Hong Kong protesters liken China's control-asserting White Paper to toilet paper

HONG KONG (AFP) - Protesters turned Hong Kong's constitutional document into toilet paper on Wednesday in an angry demonstration against Beijing's publication of a controversial White Paper reasserting China's control over the city.

China's State Council - Beijing's Cabinet - on Tuesday issued its first-ever policy document stipulating how Hong Kong should be governed, in what was widely interpreted as a warning to the city not to overstep the boundaries of its autonomy.

It comes at a time of increasing political tension in the city as pro-democracy groups fear Beijing will backtrack on promised reforms.

About 40 demonstrators rallied outside Beijing's representative office in the west of Hong Kong, burning a large-scale reprint of the White Paper and brandishing rolls of toilet paper printed with the city's Basic Law.

"It is an explicit interference in Hong Kong affairs," pro-democracy lawmaker Lee Cheuk Yan told reporters at a separate protest outside the government's Liaison Office, as he urged Beijing to withdraw the document.

Hong Kong's unique status among Chinese cities is guaranteed by the One Country, Two Systems policy that allows it democratic freedoms and civil rights not permitted on the mainland.

The Basic Law is the city's Constitution, drawn up based on the terms of an agreement between Britain and China before the handover in 1997.

As part of democratic reforms promised by Beijing, the city will elect its leader for the first time in 2017.

But pro-democracy groups fear China's government will only allow its allies to be elected.

The White Paper warned that future leaders should not be "unpatriotic".

"The high degree of autonomy of Hong Kong Special Administrative Region is subject to the level of the central leadership's authorisation," it said.

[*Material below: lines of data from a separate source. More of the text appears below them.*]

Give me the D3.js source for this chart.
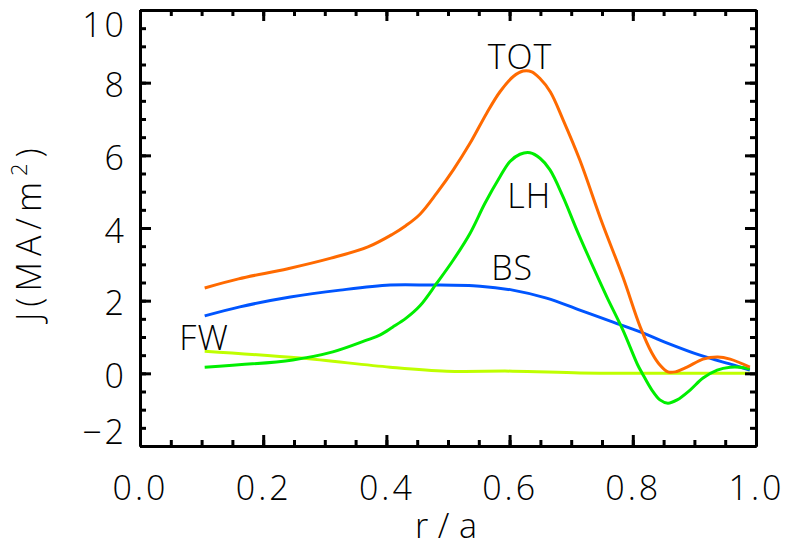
<!DOCTYPE html>
<html>
<head>
<meta charset="utf-8">
<script src="https://cdn.jsdelivr.net/npm/d3@7"></script>
<style>
  body { margin: 0; background: #fff; }
  svg { display: block; }
  .lbl { font-family: "DejaVu Sans ExtraLight", "Open Sans", sans-serif; font-weight: 300; fill: #000; }
  .axis text { font-family: "DejaVu Sans ExtraLight", "Open Sans", sans-serif; font-weight: 300; font-size: 34px; fill: #000; }
  .axis path, .axis line { stroke: #000; stroke-width: 3; }
</style>
</head>
<body>
<svg id="chart"></svg>
<script>
// r/a positions and current densities
const totR = [0.105, 0.16, 0.24, 0.31, 0.37, 0.41, 0.432, 0.4545, 0.4817, 0.5086, 0.5357, 0.5628, 0.5844, 0.606, 0.622, 0.636, 0.649, 0.666, 0.687, 0.714, 0.75, 0.784, 0.812, 0.831, 0.844, 0.857, 0.869, 0.888, 0.914, 0.938, 0.958, 0.99]
const totJ = [2.35, 2.6, 2.88, 3.17, 3.48, 3.83, 4.07, 4.38, 4.96, 5.6, 6.33, 7.16, 7.75, 8.17, 8.32, 8.3, 8.12, 7.75, 6.97, 5.87, 4.15, 2.65, 1.28, 0.56, 0.23, 0.04, 0.04, 0.17, 0.39, 0.45, 0.39, 0.17]

const lhR = [0.105, 0.248, 0.313, 0.369, 0.39, 0.41, 0.432, 0.4545, 0.4817, 0.5086, 0.5357, 0.56, 0.5844, 0.6006, 0.6169, 0.6331, 0.6494, 0.6656, 0.687, 0.709, 0.735, 0.758, 0.784, 0.808, 0.815, 0.831, 0.844, 0.857, 0.872, 0.893, 0.914, 0.937, 0.958, 0.974, 0.99]
const lhJ = [0.17, 0.37, 0.59, 0.92, 1.06, 1.27, 1.52, 1.86, 2.48, 3.12, 3.85, 4.68, 5.41, 5.83, 6.03, 6.07, 5.92, 5.6, 4.85, 3.95, 2.95, 2.1, 1.19, 0.23, 0.01, -0.46, -0.73, -0.82, -0.73, -0.46, -0.13, 0.09, 0.17, 0.17, 0.12]

const bsR = [0.105, 0.162, 0.244, 0.325, 0.406, 0.47, 0.552, 0.605, 0.66, 0.714, 0.768, 0.812, 0.855, 0.909, 0.963, 0.99]
const bsJ = [1.58, 1.83, 2.1, 2.29, 2.43, 2.43, 2.4, 2.29, 2.07, 1.74, 1.41, 1.14, 0.84, 0.5, 0.23, 0.09]

const fwR = [0.105, 0.26, 0.406, 0.498, 0.605, 0.714, 0.812, 0.99]
const fwJ = [0.61, 0.42, 0.17, 0.06, 0.06, 0.01, 0.0, 0.0]

const xTicks = [0.0, 0.2, 0.4, 0.6, 0.8, 1.0]
const yTicks = [-2, 0, 2, 4, 6, 8, 10]

const series = [
    { name: "FW", r: fwR, j: fwJ, color: "#bfff00", lx: 0.104, ly: 0.64 },
    { name: "BS", r: bsR, j: bsJ, color: "#0055ff", lx: 0.604, ly: 2.57 },
    { name: "LH", r: lhR, j: lhJ, color: "#00ee00", lx: 0.632, ly: 4.55 },
    { name: "TOT", r: totR, j: totJ, color: "#ff6a00", lx: 0.617, ly: 8.37 }
]

const w = 788
const h = 559
const margin = { top: 10, right: 32, bottom: 113, left: 140 }
const width = w - margin.left - margin.right
const height = h - margin.top - margin.bottom

const x = d3.scaleLinear().domain([0, 1]).range([0, width])
const y = d3.scaleLinear().domain([-2, 10]).range([height, 0])

const svg = d3.select("#chart").attr("width", w).attr("height", h)
const chart = svg.append("g").attr("transform", `translate(${margin.left}, ${margin.top})`)

// curves
const lineGen = d3.line()
    .x(d => x(d[0]))
    .y(d => y(d[1]))
    .curve(d3.curveCatmullRom.alpha(0.5))

series.forEach(s => {
    chart.append("path")
        .datum(s.r.map((r, i) => [r, s.j[i]]))
        .attr("fill", "none")
        .attr("stroke", s.color)
        .attr("stroke-width", 3)
        .attr("stroke-linejoin", "round")
        .attr("d", lineGen)
})

// axes: major and minor ticks on all four sides, pointing inward
const minorX = d3.range(0, 1.0001, 0.05)
const minorY = d3.range(-2, 10.0001, 0.5)

function addAxis(axisFn, scale, ticks, size, transform, fmt) {
    const g = chart.append("g").attr("class", "axis").attr("transform", transform)
    g.call(axisFn(scale).tickValues(ticks).tickSize(-size).tickSizeOuter(0).tickFormat(fmt || ""))
    return g
}

addAxis(d3.axisBottom, x, minorX, 6, `translate(0, ${height})`)
addAxis(d3.axisTop, x, minorX, 6, "translate(0, 0)")
addAxis(d3.axisLeft, y, minorY, 6, "translate(0, 0)")
addAxis(d3.axisRight, y, minorY, 6, `translate(${width}, 0)`)

const xAx = addAxis(d3.axisBottom, x, xTicks, 11, `translate(0, ${height})`, d3.format(".1f"))
xAx.call(a => a.selectAll("text").attr("y", 30).attr("letter-spacing", 3))
addAxis(d3.axisTop, x, xTicks, 11, "translate(0, 0)")
const yAx = addAxis(d3.axisLeft, y, yTicks, 11, "translate(0, 0)", d3.format("d"))
yAx.call(a => a.selectAll("text")
    .attr("x", -13)
    .attr("letter-spacing", 3)
    .attr("dy", d => d === 10 ? "0.78em" : d === -2 ? "-0.08em" : "0.42em"))
addAxis(d3.axisRight, y, yTicks, 11, `translate(${width}, 0)`)

// axis titles
chart.append("text")
    .attr("class", "lbl")
    .attr("x", width / 2 - 2)
    .attr("y", height + 92)
    .attr("text-anchor", "middle")
    .attr("font-size", 34)
    .attr("textLength", 62)
    .attr("lengthAdjust", "spacing")
    .text("r/a")

const yTitle = chart.append("text")
    .attr("class", "lbl")
    .attr("transform", `translate(${41 - margin.left}, ${y(3.9)}) rotate(-90)`)
    .attr("text-anchor", "middle")
    .attr("font-size", 34)
    .attr("letter-spacing", 6)
yTitle.append("tspan").text("J(MA/m")
yTitle.append("tspan").attr("font-size", 22).attr("dy", -14).text("2")
yTitle.append("tspan").attr("dy", 14).text(")")

// curve labels
chart.selectAll(".curve-label")
    .data(series)
    .enter()
    .append("text")
    .attr("class", "lbl curve-label")
    .attr("x", d => x(d.lx))
    .attr("y", d => y(d.ly))
    .attr("text-anchor", "middle")
    .attr("font-size", 34)
    .attr("letter-spacing", 1)
    .text(d => d.name)
</script>
</body>
</html>
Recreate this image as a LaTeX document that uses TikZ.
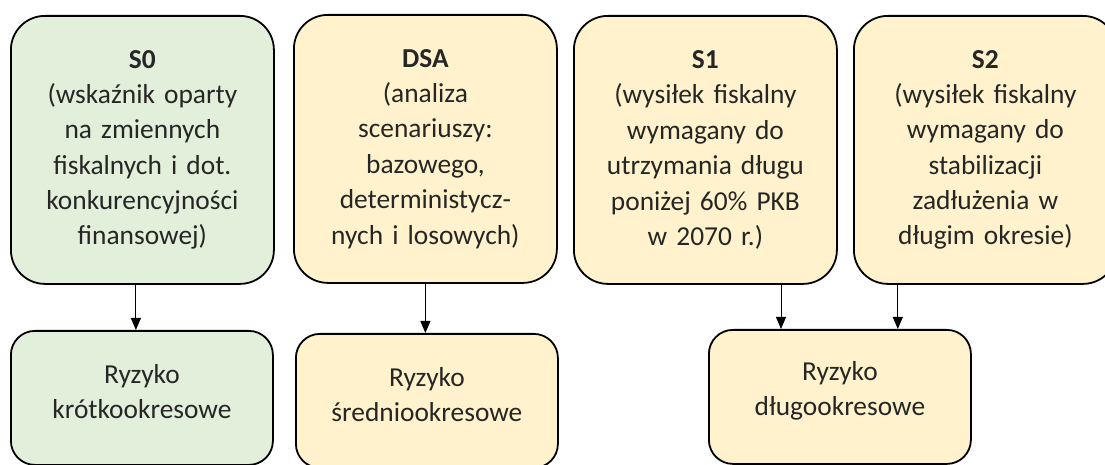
\documentclass[tikz,border=0pt]{standalone}
\usepackage{fontspec}
\setmainfont{Carlito}
\usetikzlibrary{arrows.meta}
\definecolor{shortgreen}{HTML}{E2EFDA}
\definecolor{sandyellow}{HTML}{FFF2CC}

\begin{document}
\begin{tikzpicture}[
  x=1bp, y=-1bp,
  font=\fontsize{27.5}{35.5}\selectfont,
  indicator/.style={draw, line width=1.8bp, rounded corners=34bp, align=center,
    text width=255bp, minimum width=263bp, minimum height=268bp, inner sep=0pt,
    text=black!85},
  risk/.style={draw, line width=1.8bp, rounded corners=24bp, align=center,
    text width=255bp, minimum width=262bp, minimum height=134bp, inner sep=0pt,
    text=black!85},
  flow/.style={-{Triangle[width=10bp,length=12bp]}, line width=1bp}
]
\useasboundingbox (0,0) rectangle (1105,465);
\clip (0,0) rectangle (1105,465);

\node[indicator, fill=shortgreen, anchor=north west] (s0) at (10,15) {\textbf{S0}\\
(wskaźnik oparty\\
na zmiennych\\
fiskalnych i dot.\\
konkurencyjności\\
finansowej)};

\node[indicator, fill=sandyellow, anchor=north west] (dsa) at (293,14) {\textbf{DSA}\\
(analiza\\
scenariuszy:\\
bazowego,\\
deterministycz-\\
nych i losowych)};

\node[indicator, fill=sandyellow, anchor=north west] (s1) at (573,15) {\textbf{S1}\\
(wysiłek fiskalny\\
wymagany do\\
utrzymania długu\\
poniżej 60\% PKB\\
w 2070 r.)};

\node[indicator, fill=sandyellow, anchor=north west] (s2) at (853,15) {\textbf{S2}\\
(wysiłek fiskalny\\
wymagany do\\
stabilizacji\\
zadłużenia w\\
długim okresie)};

\node[risk, fill=shortgreen, anchor=north west] (short) at (10,330) {Ryzyko\\krótkookresowe\par\vspace{12bp}};
\node[risk, fill=sandyellow, anchor=north west] (medium) at (295,333) {Ryzyko\\średniookresowe\par\vspace{12bp}};
\node[risk, fill=sandyellow, anchor=north west] (long) at (708,329) {Ryzyko\\długookresowe\par\vspace{12bp}};

\draw[flow] ([xshift=-6.5bp]s0.south) -- ([xshift=-6.5bp]s0.south |- short.north);
\draw[flow] (dsa.south) -- (dsa.south |- medium.north);
\draw[flow] ([xshift=73bp]long.north west |- s1.south) -- ([xshift=73bp]long.north west);
\draw[flow] ([xshift=-74bp]long.north east |- s2.south) -- ([xshift=-74bp]long.north east);

\end{tikzpicture}
\end{document}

It charged that some in the city were "confused or lopsided in their understanding of 'One Country, Two Systems' and the Basic Law".

"Many wrong views that are currently rife in Hong Kong concerning its economy, society and development of its political structure are attributable to this," it said.

The South China Morning Post said in a report headlined "A reminder of who's the real boss" that the White Paper showed Beijing's "determination to maintain control".

The Chinese-language Ming Pao in an editorial pointed to a "worrying situation" over growing Chinese influence, calling the document a "critical turning point" in Hong Kong's governance.

The White Paper came a week after tens of thousands of demonstrators gathered in a mass vigil to remember those killed in the Tiananmen Square crackdown on democracy protests in Beijing in 1989.

"It was an unprecedented move by the State Council aimed at deterring people from coming out to support real democracy," Civic Party leader Alan Leong told AFP on Wednesday.

Beijing was also seeking to quash the Occupy Central protests for universal suffrage with rallies planned in the core business district of Central, Mr Leong said.

A lobby group formed by barristers issued a statement refuting the White Paper's assertion that judges should safeguard national security and sovereignty.

The Hong Kong Bar Association said in the statement that judges should safeguard judicial independence as they are not the government's "administrators".